- **Aim**
Exactly the lines from the start of the data below through the line that contains "# outliers: dense" are to be copied, with pictures left out.

- **Source data**

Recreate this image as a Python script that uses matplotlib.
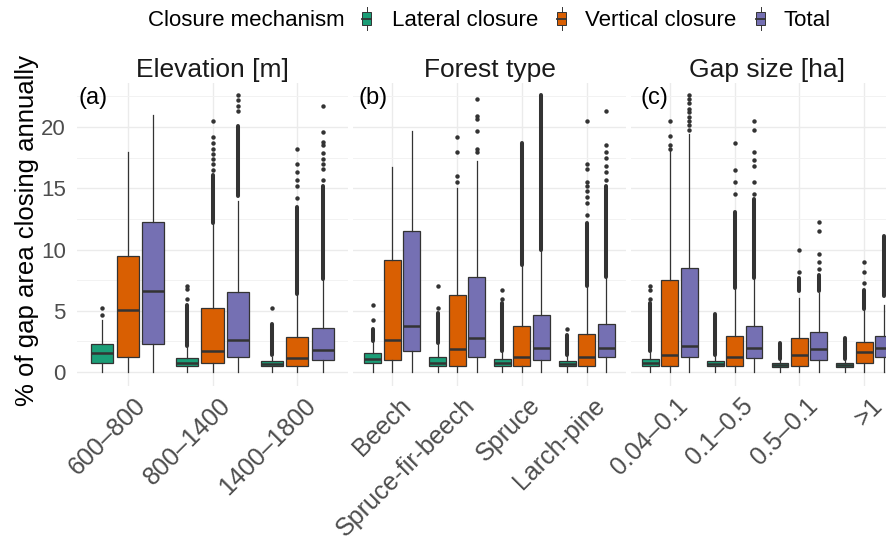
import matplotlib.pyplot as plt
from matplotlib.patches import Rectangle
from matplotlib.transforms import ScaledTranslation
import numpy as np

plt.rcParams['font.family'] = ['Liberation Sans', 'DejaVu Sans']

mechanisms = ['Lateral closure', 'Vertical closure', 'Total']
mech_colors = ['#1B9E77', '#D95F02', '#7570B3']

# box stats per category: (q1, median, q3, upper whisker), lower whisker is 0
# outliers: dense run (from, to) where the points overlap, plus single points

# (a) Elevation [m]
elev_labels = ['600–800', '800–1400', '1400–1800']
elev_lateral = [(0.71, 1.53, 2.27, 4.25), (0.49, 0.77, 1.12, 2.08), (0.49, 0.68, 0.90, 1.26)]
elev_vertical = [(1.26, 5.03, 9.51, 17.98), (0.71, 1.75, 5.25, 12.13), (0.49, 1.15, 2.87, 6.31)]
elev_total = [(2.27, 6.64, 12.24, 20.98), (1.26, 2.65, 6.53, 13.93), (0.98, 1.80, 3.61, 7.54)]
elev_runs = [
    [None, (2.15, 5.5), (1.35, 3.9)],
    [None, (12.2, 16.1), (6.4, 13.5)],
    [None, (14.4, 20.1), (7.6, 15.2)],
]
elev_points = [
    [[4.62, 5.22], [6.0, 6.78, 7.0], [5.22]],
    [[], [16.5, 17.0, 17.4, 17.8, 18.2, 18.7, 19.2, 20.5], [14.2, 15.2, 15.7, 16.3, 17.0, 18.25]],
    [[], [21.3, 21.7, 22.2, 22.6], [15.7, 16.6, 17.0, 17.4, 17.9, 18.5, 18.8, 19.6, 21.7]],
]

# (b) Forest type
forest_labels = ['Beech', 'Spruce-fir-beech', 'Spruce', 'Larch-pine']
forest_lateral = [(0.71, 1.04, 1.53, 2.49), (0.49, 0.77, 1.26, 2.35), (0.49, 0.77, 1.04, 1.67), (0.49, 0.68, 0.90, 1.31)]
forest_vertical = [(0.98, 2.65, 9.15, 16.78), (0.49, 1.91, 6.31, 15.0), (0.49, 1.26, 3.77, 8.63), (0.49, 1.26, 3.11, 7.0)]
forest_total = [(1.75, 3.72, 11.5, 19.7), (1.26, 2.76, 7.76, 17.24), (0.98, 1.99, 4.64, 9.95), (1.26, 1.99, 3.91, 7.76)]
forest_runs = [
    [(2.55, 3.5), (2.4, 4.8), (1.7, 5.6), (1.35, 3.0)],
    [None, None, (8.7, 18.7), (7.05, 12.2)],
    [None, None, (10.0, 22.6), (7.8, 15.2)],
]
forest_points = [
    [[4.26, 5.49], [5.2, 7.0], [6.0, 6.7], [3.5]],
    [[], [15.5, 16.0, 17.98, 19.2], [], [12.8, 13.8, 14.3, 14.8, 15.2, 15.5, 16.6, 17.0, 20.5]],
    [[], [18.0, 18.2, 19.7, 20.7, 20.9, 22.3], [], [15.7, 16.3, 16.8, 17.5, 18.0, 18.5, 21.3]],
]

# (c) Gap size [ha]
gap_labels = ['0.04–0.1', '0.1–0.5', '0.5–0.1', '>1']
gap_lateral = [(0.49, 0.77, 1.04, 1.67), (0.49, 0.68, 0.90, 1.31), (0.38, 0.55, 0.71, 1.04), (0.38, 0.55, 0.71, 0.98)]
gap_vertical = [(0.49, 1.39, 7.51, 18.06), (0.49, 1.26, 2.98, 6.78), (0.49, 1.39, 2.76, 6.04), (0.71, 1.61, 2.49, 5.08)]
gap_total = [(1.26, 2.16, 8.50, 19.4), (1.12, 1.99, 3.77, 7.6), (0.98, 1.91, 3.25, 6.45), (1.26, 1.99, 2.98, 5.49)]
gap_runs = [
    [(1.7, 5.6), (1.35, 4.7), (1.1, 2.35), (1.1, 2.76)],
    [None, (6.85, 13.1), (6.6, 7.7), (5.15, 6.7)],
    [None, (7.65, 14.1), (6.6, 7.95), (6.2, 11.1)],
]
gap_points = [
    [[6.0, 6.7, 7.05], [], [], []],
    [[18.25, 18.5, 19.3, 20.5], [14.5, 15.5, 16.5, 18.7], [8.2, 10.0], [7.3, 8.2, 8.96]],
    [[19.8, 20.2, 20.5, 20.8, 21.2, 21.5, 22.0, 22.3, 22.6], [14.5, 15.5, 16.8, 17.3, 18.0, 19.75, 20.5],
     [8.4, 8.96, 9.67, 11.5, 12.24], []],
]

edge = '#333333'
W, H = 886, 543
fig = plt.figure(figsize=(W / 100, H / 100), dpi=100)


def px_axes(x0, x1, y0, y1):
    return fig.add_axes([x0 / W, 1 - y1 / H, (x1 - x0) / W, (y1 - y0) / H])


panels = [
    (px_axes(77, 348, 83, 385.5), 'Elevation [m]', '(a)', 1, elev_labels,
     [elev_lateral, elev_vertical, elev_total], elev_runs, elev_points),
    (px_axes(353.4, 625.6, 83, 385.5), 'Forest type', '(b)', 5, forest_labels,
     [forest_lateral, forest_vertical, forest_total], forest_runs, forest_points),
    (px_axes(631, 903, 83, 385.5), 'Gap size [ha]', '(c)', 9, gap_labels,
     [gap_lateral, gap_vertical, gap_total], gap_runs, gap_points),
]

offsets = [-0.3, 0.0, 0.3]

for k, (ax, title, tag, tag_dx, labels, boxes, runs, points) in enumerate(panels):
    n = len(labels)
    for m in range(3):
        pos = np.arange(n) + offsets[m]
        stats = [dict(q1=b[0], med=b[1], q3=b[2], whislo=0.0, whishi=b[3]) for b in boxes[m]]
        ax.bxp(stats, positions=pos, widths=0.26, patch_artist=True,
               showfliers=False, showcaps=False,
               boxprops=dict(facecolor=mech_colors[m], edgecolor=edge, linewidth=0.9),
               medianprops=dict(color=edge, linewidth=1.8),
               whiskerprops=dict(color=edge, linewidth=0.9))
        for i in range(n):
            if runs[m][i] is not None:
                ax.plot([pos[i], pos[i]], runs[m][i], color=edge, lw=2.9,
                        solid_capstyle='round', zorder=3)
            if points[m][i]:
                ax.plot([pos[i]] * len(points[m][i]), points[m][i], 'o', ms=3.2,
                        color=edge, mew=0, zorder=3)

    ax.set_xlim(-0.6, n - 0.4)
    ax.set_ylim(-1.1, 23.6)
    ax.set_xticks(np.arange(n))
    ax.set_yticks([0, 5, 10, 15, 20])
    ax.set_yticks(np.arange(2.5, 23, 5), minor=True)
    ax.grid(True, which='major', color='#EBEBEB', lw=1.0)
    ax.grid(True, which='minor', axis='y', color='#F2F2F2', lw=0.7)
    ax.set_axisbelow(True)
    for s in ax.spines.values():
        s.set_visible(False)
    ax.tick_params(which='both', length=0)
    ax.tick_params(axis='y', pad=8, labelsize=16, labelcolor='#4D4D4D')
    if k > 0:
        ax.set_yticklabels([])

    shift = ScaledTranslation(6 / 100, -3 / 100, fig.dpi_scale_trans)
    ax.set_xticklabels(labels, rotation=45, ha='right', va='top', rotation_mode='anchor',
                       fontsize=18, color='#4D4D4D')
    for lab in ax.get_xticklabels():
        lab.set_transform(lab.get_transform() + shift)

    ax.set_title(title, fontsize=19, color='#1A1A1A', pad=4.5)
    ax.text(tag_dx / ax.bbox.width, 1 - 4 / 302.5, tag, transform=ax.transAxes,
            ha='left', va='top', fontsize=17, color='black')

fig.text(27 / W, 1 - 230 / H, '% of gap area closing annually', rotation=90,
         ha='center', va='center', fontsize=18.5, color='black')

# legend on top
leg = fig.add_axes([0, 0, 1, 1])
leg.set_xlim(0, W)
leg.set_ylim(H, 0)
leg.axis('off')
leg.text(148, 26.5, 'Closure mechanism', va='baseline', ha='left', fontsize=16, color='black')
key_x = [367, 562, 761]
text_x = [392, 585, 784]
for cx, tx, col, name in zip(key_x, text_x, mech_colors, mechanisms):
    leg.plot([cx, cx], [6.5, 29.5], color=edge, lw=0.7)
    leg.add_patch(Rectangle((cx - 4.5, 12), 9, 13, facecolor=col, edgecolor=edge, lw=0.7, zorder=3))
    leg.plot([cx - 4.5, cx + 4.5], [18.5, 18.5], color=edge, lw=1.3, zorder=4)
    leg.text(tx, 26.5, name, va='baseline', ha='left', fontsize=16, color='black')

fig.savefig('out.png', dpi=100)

- **Exercise answer**
Recreate this image as a Python script that uses matplotlib.
import matplotlib.pyplot as plt
from matplotlib.patches import Rectangle
from matplotlib.transforms import ScaledTranslation
import numpy as np

plt.rcParams['font.family'] = ['Liberation Sans', 'DejaVu Sans']

mechanisms = ['Lateral closure', 'Vertical closure', 'Total']
mech_colors = ['#1B9E77', '#D95F02', '#7570B3']

# box stats per category: (q1, median, q3, upper whisker), lower whisker is 0
# outliers: dense run (from, to) where the points overlap, plus single points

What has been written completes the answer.